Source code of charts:
-- -- --

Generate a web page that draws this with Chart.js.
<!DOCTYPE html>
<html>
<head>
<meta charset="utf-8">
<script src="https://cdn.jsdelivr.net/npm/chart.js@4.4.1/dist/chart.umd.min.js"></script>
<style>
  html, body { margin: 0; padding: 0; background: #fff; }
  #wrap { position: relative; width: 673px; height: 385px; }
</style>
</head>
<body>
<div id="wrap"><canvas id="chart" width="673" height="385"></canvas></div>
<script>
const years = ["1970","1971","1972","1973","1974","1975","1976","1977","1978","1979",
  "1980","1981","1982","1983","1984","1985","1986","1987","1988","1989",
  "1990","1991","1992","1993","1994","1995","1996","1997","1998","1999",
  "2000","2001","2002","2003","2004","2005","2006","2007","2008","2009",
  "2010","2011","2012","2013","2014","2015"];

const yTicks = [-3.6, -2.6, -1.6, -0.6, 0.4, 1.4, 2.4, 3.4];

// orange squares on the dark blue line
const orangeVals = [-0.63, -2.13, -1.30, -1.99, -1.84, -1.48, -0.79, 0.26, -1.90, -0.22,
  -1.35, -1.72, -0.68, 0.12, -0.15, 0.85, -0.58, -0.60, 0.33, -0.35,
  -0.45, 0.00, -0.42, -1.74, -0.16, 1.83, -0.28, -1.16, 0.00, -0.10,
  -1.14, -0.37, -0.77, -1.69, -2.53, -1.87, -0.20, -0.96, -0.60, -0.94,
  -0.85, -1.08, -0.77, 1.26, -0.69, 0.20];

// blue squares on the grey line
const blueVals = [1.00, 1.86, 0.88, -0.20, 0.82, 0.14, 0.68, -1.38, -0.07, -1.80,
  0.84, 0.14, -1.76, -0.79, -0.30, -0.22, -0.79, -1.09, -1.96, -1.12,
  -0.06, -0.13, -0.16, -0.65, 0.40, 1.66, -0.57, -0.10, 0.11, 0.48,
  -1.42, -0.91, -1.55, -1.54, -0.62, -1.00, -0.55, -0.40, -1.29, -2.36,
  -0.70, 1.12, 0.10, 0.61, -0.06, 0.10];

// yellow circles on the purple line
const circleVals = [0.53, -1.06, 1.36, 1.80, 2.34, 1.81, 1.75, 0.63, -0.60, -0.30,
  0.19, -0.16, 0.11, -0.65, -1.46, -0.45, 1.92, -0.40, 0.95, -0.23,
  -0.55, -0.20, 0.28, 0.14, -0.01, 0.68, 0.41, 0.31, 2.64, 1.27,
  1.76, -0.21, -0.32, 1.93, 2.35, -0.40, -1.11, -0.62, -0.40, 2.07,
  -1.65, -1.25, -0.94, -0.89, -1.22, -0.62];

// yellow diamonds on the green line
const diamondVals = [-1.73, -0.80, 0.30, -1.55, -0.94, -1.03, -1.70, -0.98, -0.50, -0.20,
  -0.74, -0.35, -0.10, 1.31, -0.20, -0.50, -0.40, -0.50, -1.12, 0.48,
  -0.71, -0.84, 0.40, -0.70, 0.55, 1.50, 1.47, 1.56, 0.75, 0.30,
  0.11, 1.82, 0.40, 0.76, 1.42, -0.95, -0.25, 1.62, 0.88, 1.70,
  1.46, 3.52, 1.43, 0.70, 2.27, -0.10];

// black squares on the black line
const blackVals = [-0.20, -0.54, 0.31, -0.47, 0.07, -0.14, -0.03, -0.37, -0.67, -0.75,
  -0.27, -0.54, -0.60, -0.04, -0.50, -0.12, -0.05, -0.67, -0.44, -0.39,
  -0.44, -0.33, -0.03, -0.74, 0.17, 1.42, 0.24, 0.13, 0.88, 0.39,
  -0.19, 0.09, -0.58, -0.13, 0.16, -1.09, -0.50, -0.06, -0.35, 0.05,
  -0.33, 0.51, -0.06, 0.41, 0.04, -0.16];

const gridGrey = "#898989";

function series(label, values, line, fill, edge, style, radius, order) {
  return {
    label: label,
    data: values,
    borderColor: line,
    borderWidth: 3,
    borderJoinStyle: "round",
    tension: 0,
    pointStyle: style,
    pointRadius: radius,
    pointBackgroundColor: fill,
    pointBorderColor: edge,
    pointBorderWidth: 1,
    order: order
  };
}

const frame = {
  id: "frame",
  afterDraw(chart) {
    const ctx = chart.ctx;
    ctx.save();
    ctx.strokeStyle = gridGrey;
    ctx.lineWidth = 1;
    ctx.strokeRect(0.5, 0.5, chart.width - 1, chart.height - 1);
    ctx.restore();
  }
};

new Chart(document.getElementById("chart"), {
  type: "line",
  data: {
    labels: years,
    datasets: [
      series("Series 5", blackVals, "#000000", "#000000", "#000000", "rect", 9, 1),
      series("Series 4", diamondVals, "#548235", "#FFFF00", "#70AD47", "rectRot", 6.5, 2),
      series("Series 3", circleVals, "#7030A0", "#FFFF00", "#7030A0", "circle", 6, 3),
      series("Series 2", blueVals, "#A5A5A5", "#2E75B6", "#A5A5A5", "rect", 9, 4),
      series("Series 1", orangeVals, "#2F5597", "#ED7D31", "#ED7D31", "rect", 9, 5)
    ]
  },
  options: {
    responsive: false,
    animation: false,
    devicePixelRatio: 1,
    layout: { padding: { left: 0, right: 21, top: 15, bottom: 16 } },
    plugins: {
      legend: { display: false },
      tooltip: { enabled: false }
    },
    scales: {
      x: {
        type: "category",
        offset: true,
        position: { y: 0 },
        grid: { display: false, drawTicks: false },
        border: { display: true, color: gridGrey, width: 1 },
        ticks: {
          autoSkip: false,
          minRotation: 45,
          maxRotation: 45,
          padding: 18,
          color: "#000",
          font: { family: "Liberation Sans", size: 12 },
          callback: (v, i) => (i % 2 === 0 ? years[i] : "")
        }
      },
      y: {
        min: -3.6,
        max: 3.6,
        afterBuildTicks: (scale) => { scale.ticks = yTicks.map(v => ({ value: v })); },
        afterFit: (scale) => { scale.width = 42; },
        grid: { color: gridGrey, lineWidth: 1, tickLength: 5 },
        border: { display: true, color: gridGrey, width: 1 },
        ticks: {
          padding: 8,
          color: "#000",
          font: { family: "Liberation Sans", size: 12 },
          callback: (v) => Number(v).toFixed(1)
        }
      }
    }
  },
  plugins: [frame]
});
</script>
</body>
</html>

-- -- --

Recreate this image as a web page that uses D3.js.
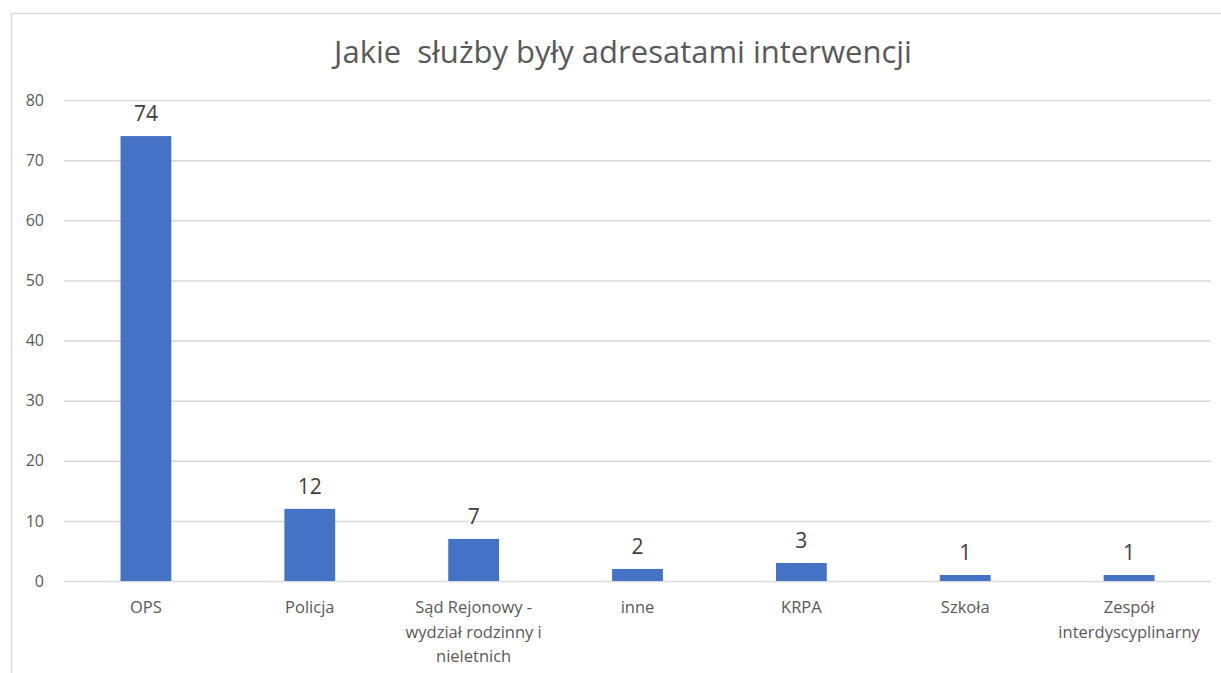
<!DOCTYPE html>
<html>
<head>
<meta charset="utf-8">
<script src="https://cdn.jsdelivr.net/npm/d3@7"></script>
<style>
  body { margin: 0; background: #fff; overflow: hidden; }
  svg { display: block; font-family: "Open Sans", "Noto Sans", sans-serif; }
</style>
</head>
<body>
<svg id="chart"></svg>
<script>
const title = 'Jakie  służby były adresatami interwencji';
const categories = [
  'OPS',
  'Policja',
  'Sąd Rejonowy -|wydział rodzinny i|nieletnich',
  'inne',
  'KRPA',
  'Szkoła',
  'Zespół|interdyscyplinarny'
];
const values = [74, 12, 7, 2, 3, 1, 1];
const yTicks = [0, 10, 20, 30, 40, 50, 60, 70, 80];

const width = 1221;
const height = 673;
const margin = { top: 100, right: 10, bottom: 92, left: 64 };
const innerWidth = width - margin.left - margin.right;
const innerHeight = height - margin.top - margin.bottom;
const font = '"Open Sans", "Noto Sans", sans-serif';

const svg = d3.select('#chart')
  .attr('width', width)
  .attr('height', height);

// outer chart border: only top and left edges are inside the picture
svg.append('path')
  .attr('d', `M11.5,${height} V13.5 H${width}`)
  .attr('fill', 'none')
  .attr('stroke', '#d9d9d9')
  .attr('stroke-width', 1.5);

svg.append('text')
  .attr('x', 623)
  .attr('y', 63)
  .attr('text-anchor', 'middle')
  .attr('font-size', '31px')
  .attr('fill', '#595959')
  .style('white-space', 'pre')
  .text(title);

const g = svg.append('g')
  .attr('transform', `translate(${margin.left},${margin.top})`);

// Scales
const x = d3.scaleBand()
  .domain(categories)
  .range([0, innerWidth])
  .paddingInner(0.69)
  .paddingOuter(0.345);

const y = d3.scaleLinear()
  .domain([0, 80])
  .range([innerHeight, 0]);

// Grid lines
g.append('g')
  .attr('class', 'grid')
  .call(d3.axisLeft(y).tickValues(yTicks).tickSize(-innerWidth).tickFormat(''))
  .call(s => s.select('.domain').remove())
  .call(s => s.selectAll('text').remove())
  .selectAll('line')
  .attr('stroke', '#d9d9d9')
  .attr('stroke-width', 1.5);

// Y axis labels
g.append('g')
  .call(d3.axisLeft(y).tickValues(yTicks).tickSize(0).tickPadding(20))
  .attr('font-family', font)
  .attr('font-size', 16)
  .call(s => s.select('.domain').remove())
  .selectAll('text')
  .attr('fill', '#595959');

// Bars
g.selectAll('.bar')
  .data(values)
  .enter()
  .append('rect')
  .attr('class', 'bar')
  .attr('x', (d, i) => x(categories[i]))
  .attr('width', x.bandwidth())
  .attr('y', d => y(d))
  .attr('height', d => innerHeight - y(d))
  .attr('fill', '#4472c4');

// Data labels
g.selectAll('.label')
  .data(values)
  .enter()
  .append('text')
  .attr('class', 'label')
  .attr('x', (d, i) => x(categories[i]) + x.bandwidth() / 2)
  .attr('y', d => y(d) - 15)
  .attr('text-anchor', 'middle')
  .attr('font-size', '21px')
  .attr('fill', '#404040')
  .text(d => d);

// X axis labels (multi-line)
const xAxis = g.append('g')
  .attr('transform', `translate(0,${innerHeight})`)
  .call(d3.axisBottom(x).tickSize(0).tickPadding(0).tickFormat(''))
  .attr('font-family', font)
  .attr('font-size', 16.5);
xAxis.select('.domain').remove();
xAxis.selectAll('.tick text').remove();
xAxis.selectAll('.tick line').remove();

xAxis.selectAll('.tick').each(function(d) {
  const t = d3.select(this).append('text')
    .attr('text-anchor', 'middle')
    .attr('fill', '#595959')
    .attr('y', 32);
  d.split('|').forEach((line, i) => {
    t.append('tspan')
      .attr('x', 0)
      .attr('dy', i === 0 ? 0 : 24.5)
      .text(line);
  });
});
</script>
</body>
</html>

-- -- --

▸ What the exercise asks
Collect the complete line wherever the string "that" appears in the records.

▸ Result of the task
Generate a web page that draws this with Chart.js.
Recreate this image as a web page that uses D3.js.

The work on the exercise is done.